Tuesday, June 16, 2009

Republicans don't like people-powered transportation

Sometimes I just have to gasp in disbelief (GASP!) when I see some of the odd things Republicans say. It's one thing when nutcases Michelle Bachmann or Mitch McConnell speak weirdness, it's another when it comes from a common-sense Repub senator such as one of mine, Mike Enzi of Gillette, Wyo.

Sen. Enzi mostly voted with the Bushies the past eight years. But he has crossed the aisle to do some horse-trading with the likes of Ted Kennedy. Now he's ranting about the cycling and pedestrian programs being promoted by the Obama administration.

Maybe it's the fact that his hometown of Gillette is almost as unwalkable as Casper or Cheyenne or almost any other Wyoming city. That's not really fair. Casper has a wonderful greenway along the North Platte River, and a walkable downtown. Cheyenne also has spent millions on a greenway that is one of the capital city's most popular attractions. Its downtown is also walkable, although too many of the downtown buildings are vacant.

Gillette has a semblance of a downtown. But the energy boom town is spread out in the manner of most western boom towns, so you need a car to get almost anywhere. If I had to compare it to any other Wyoming town, I'd choose Rock Springs. The downtown has some nice older buildings but most are empty and owned by absentee snowbird landlords in Arizona. A renovated depot and a nice park flanks the railroad tracks that bisect downtown. The park has a memorial to miners who died over the years in Sweetwater County mines. Downtown has a microbrewery and a few shops, but most of the retail action is out by I-80. Ever tried to walk the no-man's-land that borders an interstate? Almost impossible. Noisy, too.

So, when Sen. Enzi disparages government-funded walking and cycling programs, he might be excused due to lack of experience and/or information. But you would also have to acknowledge that the senator lives in one of the greatest walking cities in the U.S., a place where you can walk the National Mall for weeks and weeks, taking time off to visit the most fantastic free museums in galleries in the U.S., and still not see it all. Last time I was in D.C., just weeks after the cherry blossoms went to ground, I walked from the U.S. Capitol down the National Mall to the White House and on to George Washington University and finally to my lodgings in Adams-Morgan. I could have taken the Metro (I did the next day) but there is pleasure and exertion in the walking. And great people-watching.

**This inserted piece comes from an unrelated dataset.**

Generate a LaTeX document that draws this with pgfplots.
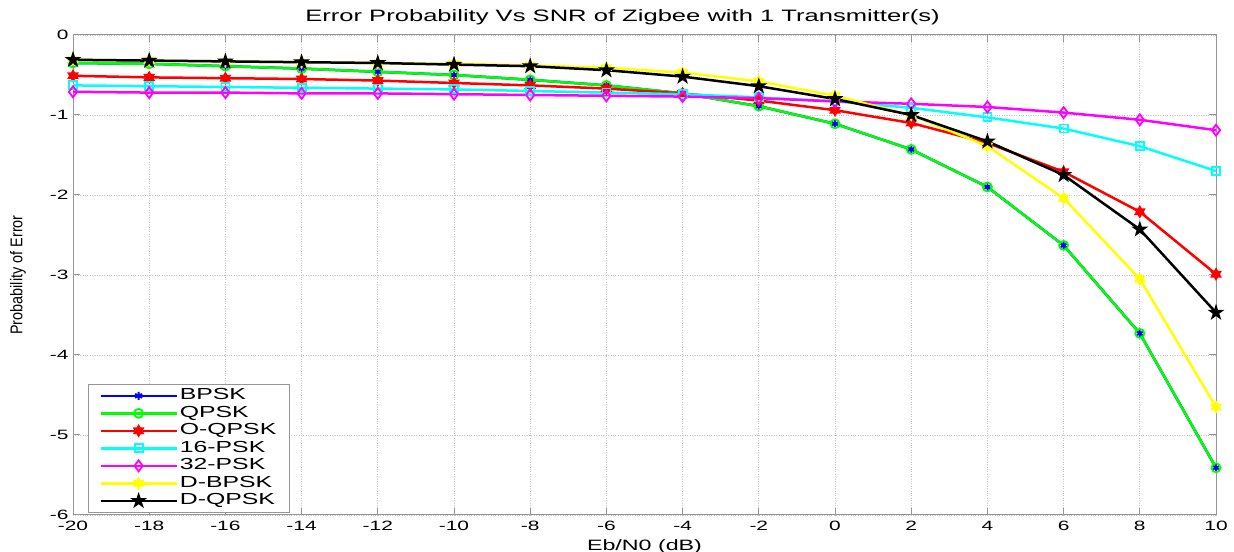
\documentclass[border=0pt]{standalone}
\usepackage{fontspec}
\setmainfont[FakeStretch=1.55]{Liberation Sans}
\newfontfamily\ylfont[FakeStretch=0.85]{Liberation Sans}
\usepackage{pgfplots}
\pgfplotsset{compat=1.18}
\usetikzlibrary{calc,plotmarks}

\pgfdeclareplotmark{pentagram}{%
  \pgfpathmoveto{\pgfpointpolar{90}{\pgfplotmarksize}}%
  \pgfpathlineto{\pgfpointpolar{126}{0.382\pgfplotmarksize}}%
  \pgfpathlineto{\pgfpointpolar{162}{\pgfplotmarksize}}%
  \pgfpathlineto{\pgfpointpolar{198}{0.382\pgfplotmarksize}}%
  \pgfpathlineto{\pgfpointpolar{234}{\pgfplotmarksize}}%
  \pgfpathlineto{\pgfpointpolar{270}{0.382\pgfplotmarksize}}%
  \pgfpathlineto{\pgfpointpolar{306}{\pgfplotmarksize}}%
  \pgfpathlineto{\pgfpointpolar{342}{0.382\pgfplotmarksize}}%
  \pgfpathlineto{\pgfpointpolar{18}{\pgfplotmarksize}}%
  \pgfpathlineto{\pgfpointpolar{54}{0.382\pgfplotmarksize}}%
  \pgfpathclose\pgfusepathqfillstroke}
\pgfdeclareplotmark{hexagram}{%
  \pgfpathmoveto{\pgfpointpolar{90}{\pgfplotmarksize}}%
  \pgfpathlineto{\pgfpointpolar{120}{0.577\pgfplotmarksize}}%
  \pgfpathlineto{\pgfpointpolar{150}{\pgfplotmarksize}}%
  \pgfpathlineto{\pgfpointpolar{180}{0.577\pgfplotmarksize}}%
  \pgfpathlineto{\pgfpointpolar{210}{\pgfplotmarksize}}%
  \pgfpathlineto{\pgfpointpolar{240}{0.577\pgfplotmarksize}}%
  \pgfpathlineto{\pgfpointpolar{270}{\pgfplotmarksize}}%
  \pgfpathlineto{\pgfpointpolar{300}{0.577\pgfplotmarksize}}%
  \pgfpathlineto{\pgfpointpolar{330}{\pgfplotmarksize}}%
  \pgfpathlineto{\pgfpointpolar{0}{0.577\pgfplotmarksize}}%
  \pgfpathlineto{\pgfpointpolar{30}{\pgfplotmarksize}}%
  \pgfpathlineto{\pgfpointpolar{60}{0.577\pgfplotmarksize}}%
  \pgfpathclose\pgfusepathqfillstroke}

\definecolor{mblue}{RGB}{0,0,255}
\definecolor{mgreen}{RGB}{0,255,0}
\definecolor{mred}{RGB}{255,0,0}
\definecolor{mcyan}{RGB}{0,255,255}
\definecolor{mmag}{RGB}{255,0,255}
\definecolor{myel}{RGB}{255,255,0}
\definecolor{frame}{RGB}{150,150,150}

\pgfplotstableread{
x bpsk qpsk oqpsk psk16 psk32 dbpsk dqpsk
-20 -0.35 -0.35 -0.51 -0.63 -0.71 -0.31 -0.31
-18 -0.36 -0.36 -0.53 -0.64 -0.72 -0.32 -0.32
-16 -0.39 -0.39 -0.54 -0.65 -0.72 -0.33 -0.33
-14 -0.42 -0.42 -0.55 -0.66 -0.73 -0.34 -0.34
-12 -0.46 -0.46 -0.57 -0.67 -0.73 -0.35 -0.35
-10 -0.50 -0.50 -0.60 -0.68 -0.74 -0.36 -0.37
-8  -0.56 -0.56 -0.63 -0.70 -0.75 -0.38 -0.39
-6  -0.63 -0.63 -0.67 -0.72 -0.76 -0.41 -0.44
-4  -0.73 -0.73 -0.73 -0.74 -0.77 -0.47 -0.52
-2  -0.89 -0.89 -0.82 -0.78 -0.79 -0.58 -0.64
0   -1.11 -1.11 -0.94 -0.83 -0.83 -0.76 -0.80
2   -1.43 -1.43 -1.10 -0.91 -0.86 -1.00 -1.00
4   -1.90 -1.90 -1.35 -1.03 -0.90 -1.39 -1.33
6   -2.63 -2.63 -1.71 -1.17 -0.97 -2.04 -1.75
8   -3.73 -3.73 -2.21 -1.39 -1.06 -3.05 -2.43
10  -5.41 -5.41 -2.99 -1.70 -1.19 -4.65 -3.47
}\datatable

\begin{document}
\begin{tikzpicture}
\begin{axis}[
  scale only axis,
  width=1143pt, height=480pt,
  xmin=-20, xmax=10, ymin=-6, ymax=0,
  xtick={-20,-18,...,10}, ytick={-6,-5,...,0},
  /pgf/number format/assume math mode=true,
  tick label style={font=\fontsize{13.5}{15}\selectfont},
  xticklabel style={yshift=-3pt},
  yticklabel style={xshift=-1pt},
  axis line style={frame, line width=1pt},
  every tick/.style={frame, line width=1pt},
  major tick length=7pt,
  tick align=inside,
  xtick pos=both, ytick pos=both,
  grid=major,
  major grid style={dotted, gray!45, line width=0.8pt},
  title={Error Probability Vs SNR of Zigbee with 1 Transmitter(s)},
  title style={font=\fontsize{16.5}{18}\selectfont, at={(0.5,1)}, anchor=south, yshift=1pt, xshift=-22pt},
  xlabel={Eb/N0 (dB)},
  xlabel style={font=\fontsize{15}{17}\selectfont, at={(0.5,0)}, anchor=north, yshift=-21pt},
  ylabel={\ylfont Probability of Error},
  ylabel style={font=\fontsize{17}{19}\selectfont, yshift=17pt},
  every axis plot/.append style={line width=2.5pt, mark options={solid, line width=1.8pt}},
  legend style={at={(0.013,0.004)}, anchor=south west, draw=frame, line width=1pt,
    font=\fontsize{16}{18}\selectfont,
    nodes={text height=10.5pt, text depth=3pt, inner sep=2pt, anchor=west},
    inner xsep=11pt, inner ysep=3pt},
  legend cell align=left,
  legend image code/.code={\draw[mark repeat=2,mark phase=2] plot coordinates {(0pt,0pt) (38pt,0pt) (76pt,0pt)};},
]
\addplot[color=mblue, mark=asterisk, mark size=4pt] table[x=x,y=bpsk] {\datatable};
\addlegendentry{BPSK}
\addplot[color=mgreen, mark=o, mark size=4.5pt] table[x=x,y=qpsk] {\datatable};
\addlegendentry{QPSK}
\addplot[color=mred, mark=hexagram, mark size=5pt] table[x=x,y=oqpsk] {\datatable};
\addlegendentry{O-QPSK}
\addplot[color=mcyan, mark=square, mark size=4pt] table[x=x,y=psk16] {\datatable};
\addlegendentry{16-PSK}
\addplot[color=mmag, mark=diamond, mark size=5.5pt] table[x=x,y=psk32] {\datatable};
\addlegendentry{32-PSK}
\addplot[color=myel, mark=hexagram, mark size=5pt] table[x=x,y=dbpsk] {\datatable};
\addlegendentry{D-BPSK}
\addplot[color=black, mark=pentagram, mark size=6pt] table[x=x,y=dqpsk] {\datatable};
\addlegendentry{D-QPSK}
\end{axis}
\pgfresetboundingbox
\path[use as bounding box] ($(current axis.south west)+(-73pt,-37pt)$) rectangle ($(current axis.north east)+(18pt,35pt)$);
\end{tikzpicture}
\end{document}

The DC.STREETSBLOG.ORG site had some great info today about this issue:

Despite a growing awareness among conservatives that walking and biking are causes worth backing, Republicans on Capitol Hill continue to condemn bike-ped programs as wasteful "pork".

The GOP's latest potshots at sustainable transportation come during debate over a health care bill that focuses mainly on insurance and hospitals, but also includes a public health grant program aimed at encouraging exercise.

Sen. Mike Enzi (WY), senior Republican on the health committee, slammed the legislation for seeking to "pave sidewalks, build jungle gyms" and expand bike access to help improve public health: "We need to root out the waste, fraud and abuse that is driving up health care costs – not create a whole slew of new wasteful programs."

It's unclear whether Enzi knows that the federal government already has a program to encourage biking and walking, nor whether he's aware of their demonstrated public health benefits. But his talking point is already migrating to other Republicans, who have twisted the health care bill's proposed "community transformation" grants into a big-government bogeyman.